■ TASK DATA ■
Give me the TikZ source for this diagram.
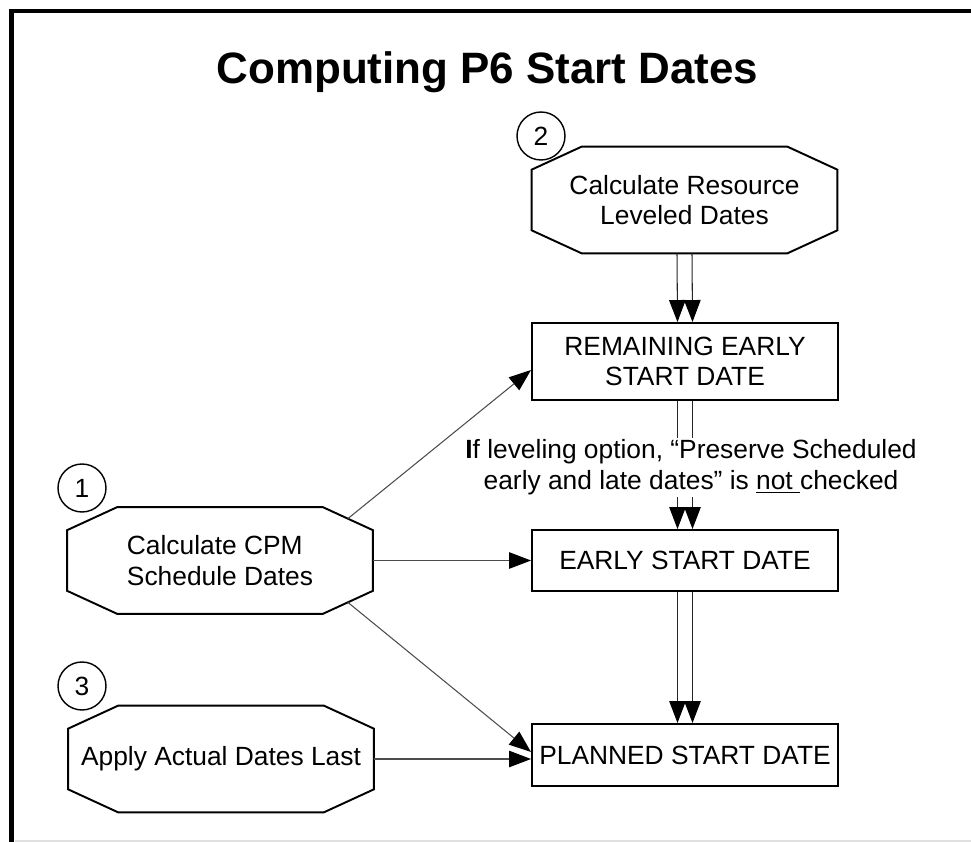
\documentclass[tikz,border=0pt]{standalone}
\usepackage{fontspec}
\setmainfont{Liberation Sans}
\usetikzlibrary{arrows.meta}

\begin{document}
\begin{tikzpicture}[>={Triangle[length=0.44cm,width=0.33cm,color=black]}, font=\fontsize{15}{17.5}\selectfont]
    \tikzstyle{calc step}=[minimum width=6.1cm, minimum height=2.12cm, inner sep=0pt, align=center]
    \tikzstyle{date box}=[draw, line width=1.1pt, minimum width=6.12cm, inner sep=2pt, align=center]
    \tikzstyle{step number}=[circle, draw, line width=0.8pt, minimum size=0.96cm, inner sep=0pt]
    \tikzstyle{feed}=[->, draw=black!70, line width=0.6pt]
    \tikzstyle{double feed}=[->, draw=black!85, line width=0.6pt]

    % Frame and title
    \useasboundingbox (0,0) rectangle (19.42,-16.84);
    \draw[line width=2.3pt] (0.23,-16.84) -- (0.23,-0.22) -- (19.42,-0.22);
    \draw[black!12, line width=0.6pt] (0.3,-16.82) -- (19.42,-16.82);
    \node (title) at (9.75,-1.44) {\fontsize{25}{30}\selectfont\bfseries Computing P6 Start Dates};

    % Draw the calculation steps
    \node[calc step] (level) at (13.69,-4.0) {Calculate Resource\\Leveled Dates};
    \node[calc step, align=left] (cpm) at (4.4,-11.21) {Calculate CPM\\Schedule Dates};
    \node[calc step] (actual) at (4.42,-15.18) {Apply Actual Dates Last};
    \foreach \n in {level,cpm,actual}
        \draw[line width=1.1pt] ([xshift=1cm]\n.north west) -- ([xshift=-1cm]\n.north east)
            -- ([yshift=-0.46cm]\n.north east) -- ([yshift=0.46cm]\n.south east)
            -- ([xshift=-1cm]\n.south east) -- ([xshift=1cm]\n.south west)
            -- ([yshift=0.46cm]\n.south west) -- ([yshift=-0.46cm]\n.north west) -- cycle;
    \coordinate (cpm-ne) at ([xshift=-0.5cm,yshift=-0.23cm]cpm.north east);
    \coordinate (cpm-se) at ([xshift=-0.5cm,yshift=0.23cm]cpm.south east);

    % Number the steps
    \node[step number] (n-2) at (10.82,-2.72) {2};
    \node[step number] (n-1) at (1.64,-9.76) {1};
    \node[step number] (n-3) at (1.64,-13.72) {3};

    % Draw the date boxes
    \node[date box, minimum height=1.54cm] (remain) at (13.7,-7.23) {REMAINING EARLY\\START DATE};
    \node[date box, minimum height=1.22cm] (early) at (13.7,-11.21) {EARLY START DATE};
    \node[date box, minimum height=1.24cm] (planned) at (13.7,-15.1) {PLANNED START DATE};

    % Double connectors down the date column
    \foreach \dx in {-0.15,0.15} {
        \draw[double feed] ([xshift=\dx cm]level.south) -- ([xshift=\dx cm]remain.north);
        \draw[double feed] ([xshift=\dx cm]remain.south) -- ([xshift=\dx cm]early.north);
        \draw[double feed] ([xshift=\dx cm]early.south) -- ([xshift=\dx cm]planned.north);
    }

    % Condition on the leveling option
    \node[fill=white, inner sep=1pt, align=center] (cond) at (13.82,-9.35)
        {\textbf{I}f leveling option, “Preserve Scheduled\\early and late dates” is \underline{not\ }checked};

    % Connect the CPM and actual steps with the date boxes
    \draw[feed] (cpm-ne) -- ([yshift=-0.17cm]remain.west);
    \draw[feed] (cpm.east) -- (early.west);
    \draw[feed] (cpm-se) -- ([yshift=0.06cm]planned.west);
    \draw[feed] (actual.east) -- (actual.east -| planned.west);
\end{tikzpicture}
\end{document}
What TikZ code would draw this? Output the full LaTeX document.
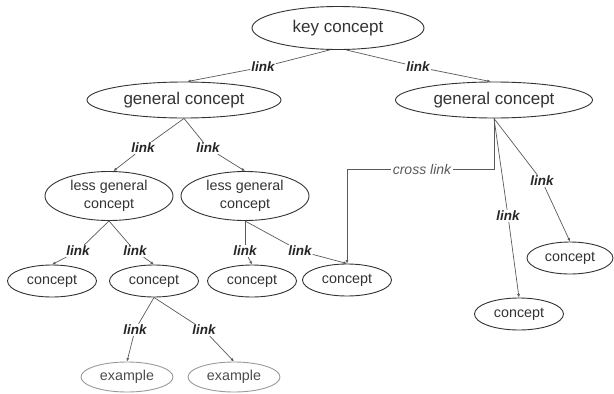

■ PROBLEM STATEMENT ■
Check every line of the data, and copy the ones that contain "this".

■ COMPLETED EXERCISE ■
Give me the TikZ source for this diagram.
What TikZ code would draw this? Output the full LaTeX document.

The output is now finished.